Labrecque, like many other educators, continued scheduling her classes as budgeted. “But on the last day of school in spring 2022,” she said, “ the chancellor called an emergency meeting where he said that you will not be able to bring back your full-time faculty for 39 months.” She said that the chancellor formed this rule to avoid lawsuits from laid-off faculty, as advised by his lawyer. “It’s like burning your house down to prevent thievery!” Labrecque is advocating that the board have a chance to vote on this 39-month hiring limitation.

Chancellor Martin did not respond to The Guardsman’s request for comment before the deadline of this publication.

With only four of eight faculty members remaining in her department, Labrecque “spent the whole summer” cutting her course offerings, slashing the certificate requirements, and petitioning the administration for more faculty hours and teachers.

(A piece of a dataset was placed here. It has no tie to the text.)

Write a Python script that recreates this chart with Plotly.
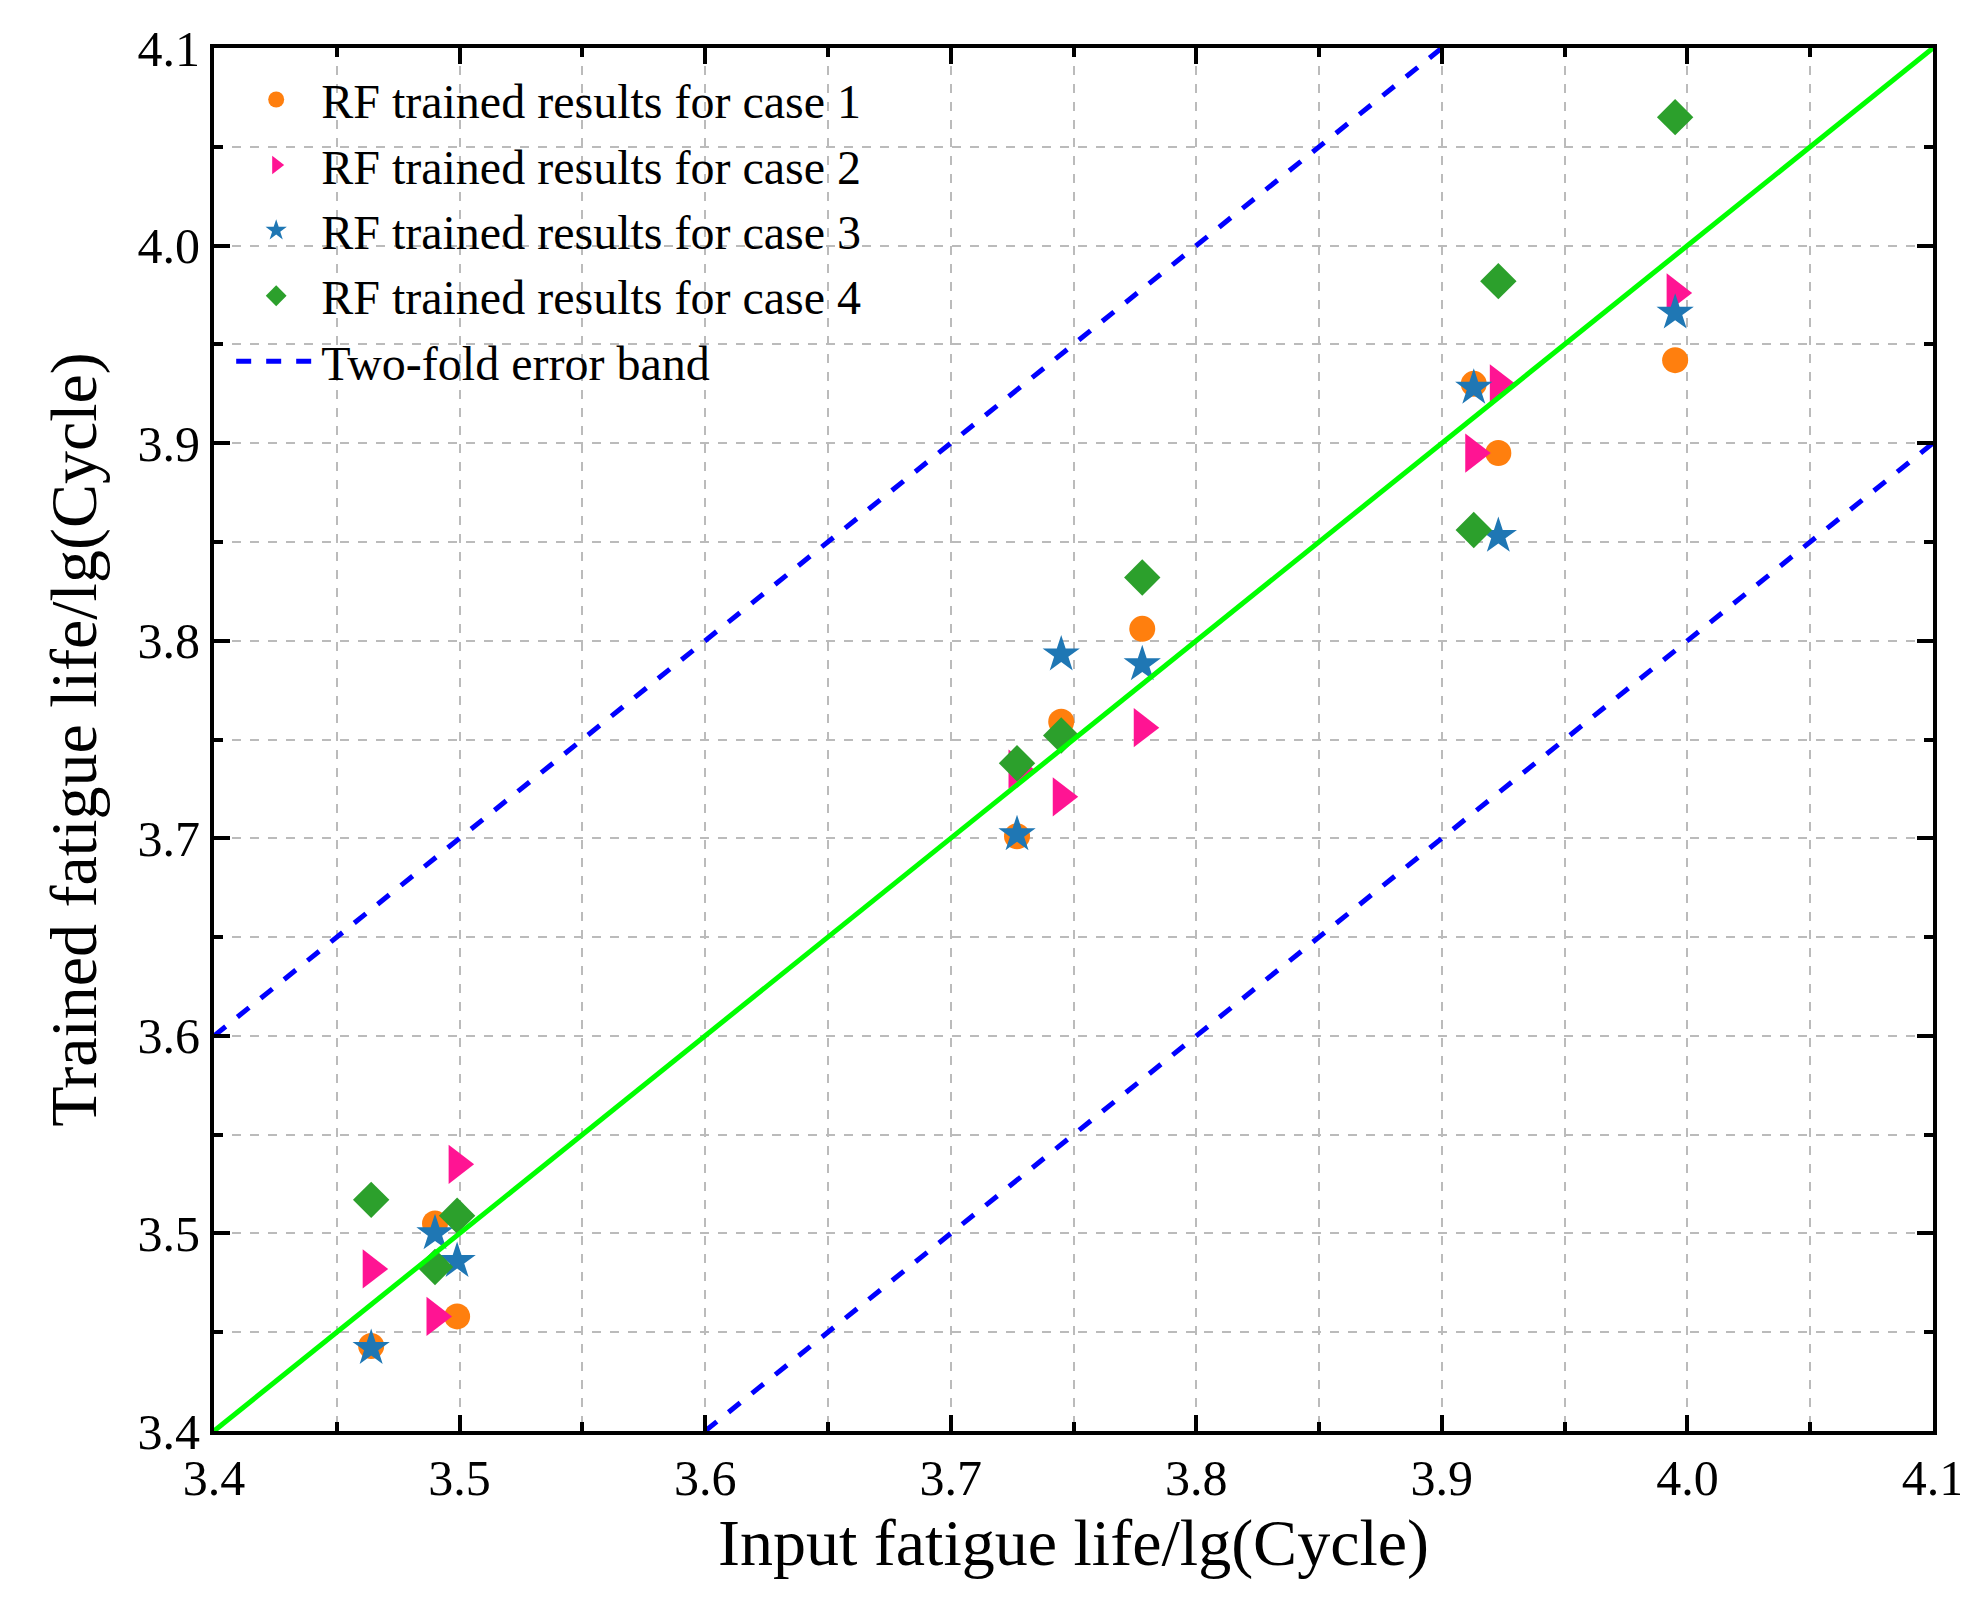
import plotly.graph_objects as go

x_in = [3.464, 3.490, 3.499, 3.727, 3.745, 3.778, 3.913, 3.923, 3.995]
case1 = [3.443, 3.505, 3.458, 3.701, 3.759, 3.806, 3.930, 3.895, 3.942]
case2 = [3.482, 3.458, 3.535, 3.735, 3.721, 3.756, 3.895, 3.930, 3.976]
case3 = [3.442, 3.500, 3.486, 3.702, 3.793, 3.788, 3.928, 3.853, 3.966]
case4 = [3.517, 3.483, 3.509, 3.738, 3.752, 3.832, 3.856, 3.982, 4.065]

ideal_x = [3.4, 4.1]
upper_x = [3.4, 3.9]
lower_x = [3.6, 4.1]
band = 0.2

fig = go.Figure()
fig.add_trace(go.Scatter(x=x_in, y=case1, mode='markers', name='RF trained results for case 1',
                         marker=dict(symbol='circle', size=26, color='#ff7f0e')))
fig.add_trace(go.Scatter(x=x_in, y=case2, mode='markers', name='RF trained results for case 2',
                         marker=dict(symbol='triangle-right', size=34, color='#ff1493')))
fig.add_trace(go.Scatter(x=x_in, y=case3, mode='markers', name='RF trained results for case 3',
                         marker=dict(symbol='star', size=28, color='#1f77b4')))
fig.add_trace(go.Scatter(x=x_in, y=case4, mode='markers', name='RF trained results for case 4',
                         marker=dict(symbol='diamond', size=28, color='#2ca02c')))
fig.add_trace(go.Scatter(x=upper_x, y=[v + band for v in upper_x], mode='lines',
                         name='Two-fold error band', line=dict(color='#0000ff', width=5, dash='dash')))
fig.add_trace(go.Scatter(x=lower_x, y=[v - band for v in lower_x], mode='lines',
                         showlegend=False, line=dict(color='#0000ff', width=5, dash='dash')))
fig.add_trace(go.Scatter(x=ideal_x, y=ideal_x, mode='lines', showlegend=False,
                         line=dict(color='#00ff00', width=5)))

axis = dict(range=[3.4, 4.1], dtick=0.1, tickformat='.1f', showline=True, linecolor='black',
            linewidth=4, mirror='ticks', ticks='inside', ticklen=16, tickwidth=4, tickcolor='black',
            showgrid=True, gridcolor='#bbbbbb', griddash='dash', gridwidth=1.5, zeroline=False,
            tickfont=dict(size=50, color='black'),
            minor=dict(dtick=0.05, showgrid=True, gridcolor='#bbbbbb', griddash='dash',
                       ticks='inside', ticklen=9, tickcolor='black', tickwidth=4))

fig.update_layout(
    width=1968, height=1613,
    plot_bgcolor='white', paper_bgcolor='white',
    font=dict(family='Liberation Serif', color='black'),
    margin=dict(l=206, r=38, t=36, b=190),
    xaxis=dict(axis, title=dict(text='Input fatigue life/lg(Cycle)', font=dict(size=66), standoff=15)),
    yaxis=dict(axis, title=dict(text='Trained fatigue life/lg(Cycle)', font=dict(size=66), standoff=20)),
    legend=dict(x=0.01, y=0.99, xanchor='left', yanchor='top', bgcolor='rgba(0,0,0,0)',
                font=dict(size=48), itemwidth=80, tracegroupgap=0),
    showlegend=True,
)

fig.write_html("out.html")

Only one beginner studio class remains this semester and the studio is overcrowded with 1.5 times the ideal capacity. “I never thought I’d be sitting here cutting the programs I’ve been developing for 22 years.” 

BEMA student Casey Hudson had quit their job to start the live sound certificate program and they need the beginner livesound class as part of the requirement. “[Labrecque] taught it in spring of 2022 but I didn’t have the prereqs yet. And then she’s not able to teach it again until spring of 2024… Without experience I don’t feel like I can really get a live sound job. So, I’m really stuck helping people for free for a long time.” 

“We could sign up for our classes like normal, and then over the summer, all of a sudden most of my classes were dropped,” said student Maura Cotter. Some courses were added back after she sent a letter to the board, but she had to stay an extra semester to finish her certificate. 

Labrecque has fought for concessions on behalf of her program and as of Feb. 17, the BEMA department had granted her minimum request of three additional weekly teaching hours. But this is only the first of many administrative steps required to bring back the classes she believes her students need. “I do see a little light at the end of the tunnel because I got the minimum I asked for. Now I have to figure out how to step down as chair.”

BEMA is one example of a department that has had to severely cut class offerings and as a result, left students struggling to complete  their certificates. Hudson said that whoever is making the decisions at the college “doesn’t realize what an asset they have in the BEMA department and Dana. She has made this incredible program and it wouldn’t be that program without her, but they’re burning her out!”